We have a stack of wood out back on the patio - the "back forty" I guess you could say (forty square feet).  It's a nice and dry and somewhat smallish pile.  We have two fireplaces in the house - one in the living room and one right above the living room.  In the kitchen.  The wood wouldn't last very long in a continuous burn.   Maybe a day or two.  But it will be nice for "atmosphere" over a few evenings during the late fall or winter.  Not today though. Today it should be in the mid-60s.  In fact I was surprised how warm it was this morning when I stepped out the door onto Abingdon Drive to walk with Kooper.   Good day for football.  Although it rained last night and more is coming later today from the west.  Over the mountains.

That's where the wood came from we were told by its seller.  The mountains of Virginia.

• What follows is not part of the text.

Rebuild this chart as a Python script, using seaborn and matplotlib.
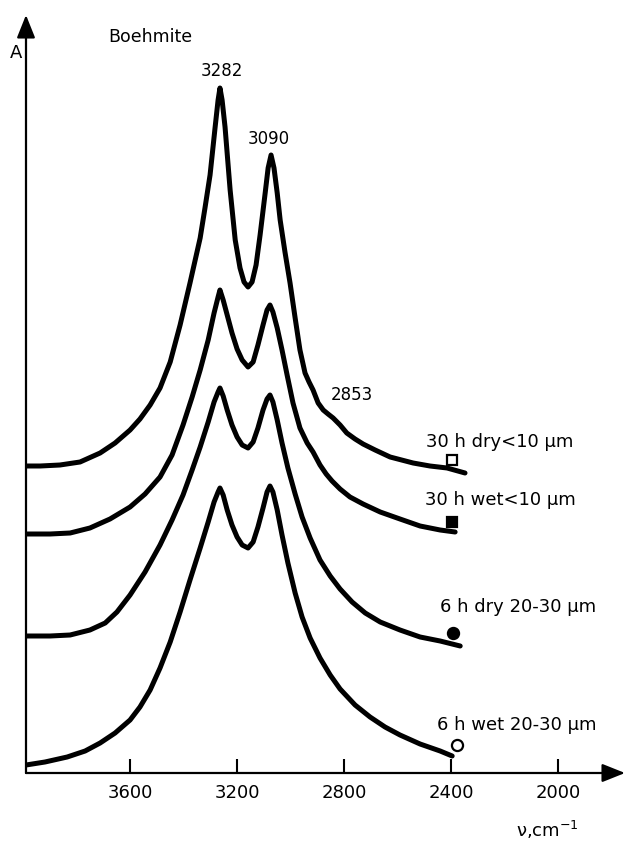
import matplotlib
matplotlib.use("Agg")
import matplotlib.pyplot as plt
import pandas as pd
import seaborn as sns

sns.set_style("white")
plt.rcParams['font.family'] = ['DejaVu Sans']
plt.rcParams['text.color'] = 'black'
plt.rcParams['xtick.color'] = 'black'

# ---- data (wavenumber cm-1, absorbance in arbitrary units) ----
wn_dry30 = [3989, 3936, 3862, 3787, 3712, 3656, 3600, 3563, 3525, 3488, 3450, 3413, 3376, 3338, 3320,
            3301, 3282, 3271, 3264, 3256, 3245, 3226, 3207, 3189, 3174, 3159, 3144, 3129, 3114, 3095,
            3084, 3073, 3062, 3050, 3039, 3021, 3002, 2983, 2965, 2946, 2931, 2916, 2897, 2878, 2860,
            2841, 2815, 2790, 2759, 2729, 2684, 2628, 2542, 2479, 2415, 2348]
a_dry30 = [3.07, 3.07, 3.08, 3.11, 3.20, 3.30, 3.43, 3.54, 3.68, 3.85, 4.11, 4.48, 4.90, 5.35, 5.65,
           5.98, 6.46, 6.73, 6.85, 6.73, 6.46, 5.83, 5.33, 5.05, 4.91, 4.86, 4.91, 5.08, 5.38, 5.80,
           6.05, 6.18, 6.05, 5.80, 5.53, 5.21, 4.90, 4.55, 4.23, 4.00, 3.91, 3.83, 3.70, 3.63, 3.59,
           3.55, 3.48, 3.40, 3.34, 3.29, 3.23, 3.16, 3.10, 3.07, 3.05, 3.00]

wn_wet30 = [3989, 3899, 3824, 3750, 3675, 3600, 3544, 3488, 3443, 3402, 3368, 3338, 3308, 3286, 3271,
            3264, 3252, 3237, 3219, 3200, 3181, 3159, 3140, 3122, 3103, 3088, 3077, 3066, 3050, 3032,
            3013, 2991, 2965, 2938, 2916, 2890, 2867, 2845, 2815, 2778, 2729, 2665, 2591, 2516, 2441,
            2385]
a_wet30 = [2.39, 2.39, 2.40, 2.45, 2.54, 2.66, 2.79, 2.96, 3.18, 3.48, 3.76, 4.03, 4.33, 4.60, 4.76,
           4.83, 4.73, 4.58, 4.40, 4.24, 4.13, 4.06, 4.11, 4.28, 4.48, 4.63, 4.68, 4.61, 4.45, 4.23,
           3.98, 3.70, 3.45, 3.30, 3.21, 3.08, 2.99, 2.92, 2.84, 2.76, 2.69, 2.61, 2.54, 2.47, 2.43,
           2.41]

wn_dry6 = [3989, 3899, 3824, 3750, 3693, 3649, 3600, 3544, 3488, 3443, 3402, 3368, 3338, 3308, 3286,
           3271, 3264, 3252, 3237, 3219, 3200, 3181, 3159, 3140, 3122, 3103, 3088, 3077, 3066, 3050,
           3032, 3010, 2983, 2957, 2927, 2890, 2852, 2815, 2770, 2721, 2665, 2591, 2516, 2441, 2366]
a_dry6 = [1.37, 1.37, 1.38, 1.43, 1.50, 1.61, 1.78, 2.01, 2.28, 2.53, 2.78, 3.03, 3.26, 3.51, 3.71,
          3.81, 3.85, 3.77, 3.63, 3.48, 3.36, 3.28, 3.25, 3.31, 3.45, 3.63, 3.74, 3.78, 3.71, 3.53,
          3.30, 3.05, 2.79, 2.56, 2.35, 2.13, 1.97, 1.84, 1.71, 1.60, 1.51, 1.43, 1.36, 1.32, 1.27]

wn_wet6 = [3989, 3918, 3835, 3768, 3712, 3656, 3600, 3563, 3525, 3488, 3450, 3413, 3376, 3338, 3308,
           3286, 3271, 3264, 3252, 3237, 3219, 3200, 3181, 3159, 3140, 3122, 3103, 3088, 3077, 3066,
           3050, 3032, 3010, 2983, 2957, 2927, 2890, 2852, 2815, 2759, 2703, 2647, 2591, 2516, 2441,
           2396]
a_wet6 = [0.08, 0.11, 0.16, 0.22, 0.30, 0.40, 0.53, 0.66, 0.83, 1.05, 1.31, 1.61, 1.93, 2.25, 2.51,
          2.71, 2.81, 2.85, 2.78, 2.63, 2.48, 2.36, 2.28, 2.25, 2.31, 2.46, 2.65, 2.81, 2.87, 2.81,
          2.63, 2.38, 2.10, 1.80, 1.56, 1.35, 1.15, 0.98, 0.84, 0.68, 0.56, 0.46, 0.38, 0.29, 0.22,
          0.17]

sample_labels = ["30 h dry<10 \u03bcm", "30 h wet<10 \u03bcm", "6 h dry 20-30 \u03bcm", "6 h wet 20-30 \u03bcm"]
label_wn = [2217, 2217, 2150, 2153]
label_a = [3.31, 2.73, 1.66, 0.48]
marker_wn = [2396, 2396, 2393, 2378]
marker_a = [3.13, 2.51, 1.40, 0.28]
marker_shape = ["s", "s", "o", "o"]
marker_filled = [False, True, True, False]

peak_labels = ["3282", "3090", "2853"]
peak_wn = [3256, 3080, 2770]
peak_a = [7.02, 6.34, 3.78]

xticks = [3600, 3200, 2800, 2400, 2000]

# ---- assemble ----
series = [(wn_dry30, a_dry30), (wn_wet30, a_wet30), (wn_dry6, a_dry6), (wn_wet6, a_wet6)]
df = pd.concat([pd.DataFrame({"wn": w, "A": a, "sample": lab})
                for (w, a), lab in zip(series, sample_labels)], ignore_index=True)

fig = plt.figure(figsize=(6.3, 8.42), dpi=100)
ax = fig.add_axes([26 / 630, 69 / 842, 599 / 630, 758 / 842])

sns.lineplot(data=df, x="wn", y="A", units="sample", estimator=None, sort=False,
             color="black", linewidth=3.6, ax=ax, legend=False,
             solid_capstyle="round", solid_joinstyle="round")

for wx, ay, m, f in zip(marker_wn, marker_a, marker_shape, marker_filled):
    ax.plot([wx], [ay], marker=m, markersize=7.5 if m == "s" else 8,
            markerfacecolor="black" if f else "white", markeredgecolor="black",
            markeredgewidth=1.6, linestyle="none")

for t, wx, ay in zip(sample_labels, label_wn, label_a):
    ax.text(wx, ay, t, ha="center", va="center", fontsize=13, color="black")
for t, wx, ay in zip(peak_labels, peak_wn, peak_a):
    ax.text(wx, ay, t, ha="center", va="center", fontsize=12, color="black")

ax.set_xlim(3989, 1750)
ax.set_ylim(0, 7.58)
for s in ax.spines.values():
    s.set_visible(False)

# axes drawn as arrows
ax.annotate("", xy=(1.0, 0), xytext=(0, 0), xycoords="axes fraction", textcoords="axes fraction",
            arrowprops=dict(arrowstyle="-|>,head_length=1.0,head_width=0.4", color="black",
                            lw=1.6, shrinkA=0, shrinkB=0, mutation_scale=14))
ax.annotate("", xy=(0, 1.0), xytext=(0, 0), xycoords="axes fraction", textcoords="axes fraction",
            arrowprops=dict(arrowstyle="-|>,head_length=1.0,head_width=0.4", color="black",
                            lw=1.6, shrinkA=0, shrinkB=0, mutation_scale=14))

ax.set_xticks(xticks)
ax.set_xticklabels([str(v) for v in xticks], fontsize=13, color="black")
ax.set_yticks([])
ax.tick_params(axis="x", direction="in", length=10, width=1.5, color="black", pad=8,
               bottom=True, top=False)
ax.set_xlabel("")
ax.set_ylabel("")

fig.text(16 / 630, 1 - 53 / 842, "A", ha="center", va="center", fontsize=13, color="black")
fig.text(150 / 630, 1 - 37 / 842, "Boehmite", ha="center", va="center", fontsize=12.5, color="black")
fig.text(547 / 630, 1 - 830 / 842, "\u03bd,cm$^{-1}$", ha="center", va="center", fontsize=13, color="black")

fig.savefig("out.png", dpi=100)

Every night a train comes along the railroad tracks about a quarter of a mile north of the house.   The train brings something from the mountains, too - coal.  It pulls up next to a power plant located along the Potomac River.  It unloads its coal and then goes back west.  Empty.  To be refilled for the next trip on the next night.

The coal comes from the mountains of West Virginia.  Past the Virginia Blue Ridge.  There are fewer and fewer mountains in West Virginia these days.  Mountaintop mining is seeing to that.  An easy, cheap way to mine coal.  An easy, cheap way to run the computers and light the lights and heat the houses and power the bureaucracies of the Washington, DC metropolitan area.

That is what the train brings every day.  In the dark of the night.  When our lights are burning.  Its hauls in the mountain from West Virginia.  Then the mountains go up in smoke the next day.